Noi crediamo di no e che si debba fare qualcosa contro queste ingiustizie, per l'equità e la legalità fiscale. Dobbiamo pagare tutti per pagare meno e per avere servizi migliori.

Appello per l'equità e la legalità fiscale
Facciamo appello a tutte le forze politiche in competizione per le prossime elezioni affinché si impegnino, qualora fossero chiamate a partecipare al prossimo governo, a ripristinare un equo trattamento fiscale nei confronti dei redditi bassi e medio bassi, fortemente penalizzati dai provvedimenti adottati nella scorsa legislatura.

Chiediamo un impegno serio a tutte le forze politiche per una politica fiscale che rappresenti una discontinuità totale con il recente passato.

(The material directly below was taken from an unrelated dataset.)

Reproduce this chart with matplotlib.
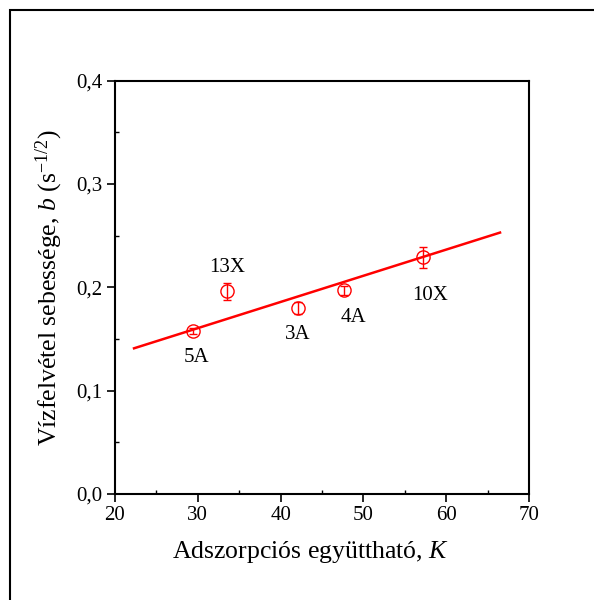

In particolare, riteniamo che le future forze di governo dovranno impegnarsi solennemente a non prevedere mai più, per tutto l'arco della prossima legislatura, provvedimenti di condono (non solo in campo fiscale ma anche edilizio e ambientale) e ad eliminare tutte le più stridenti situazioni di disparità che penalizzano i redditi medio-bassi, che invece dovrebbero essere i primi ad essere fiscalmente avvantaggiati. Riteniamo altresì che esse debbano impegnarsi ad affrontare, a livello europeo e multinazionale, il tema della competizione fiscale tra paesi nel quadro di una giustizia fiscale globale.
 
E' per questo che invitiamo singoli esponenti della società civile, Associazioni, studiosi della materia a dare vita ad una grande campagna di discussione per riportare finalmente al centro della politica questioni decisive per il futuro dell'Italia. Le adesioni all'iniziativa e i materiali e gli studi di approfondimento saranno pubblicati sul sito: www.contrappunti.info. E' inoltre nostra intenzione, a partire dall'inizio della prossima legislatura, di dare vita a un osservatorio permanente e ad un centro di iniziative sulle politiche fiscali a livello nazionale e locale con l'obiettivo di dar voce alla gente comune contro le lobby al servizio dei grandi interessi.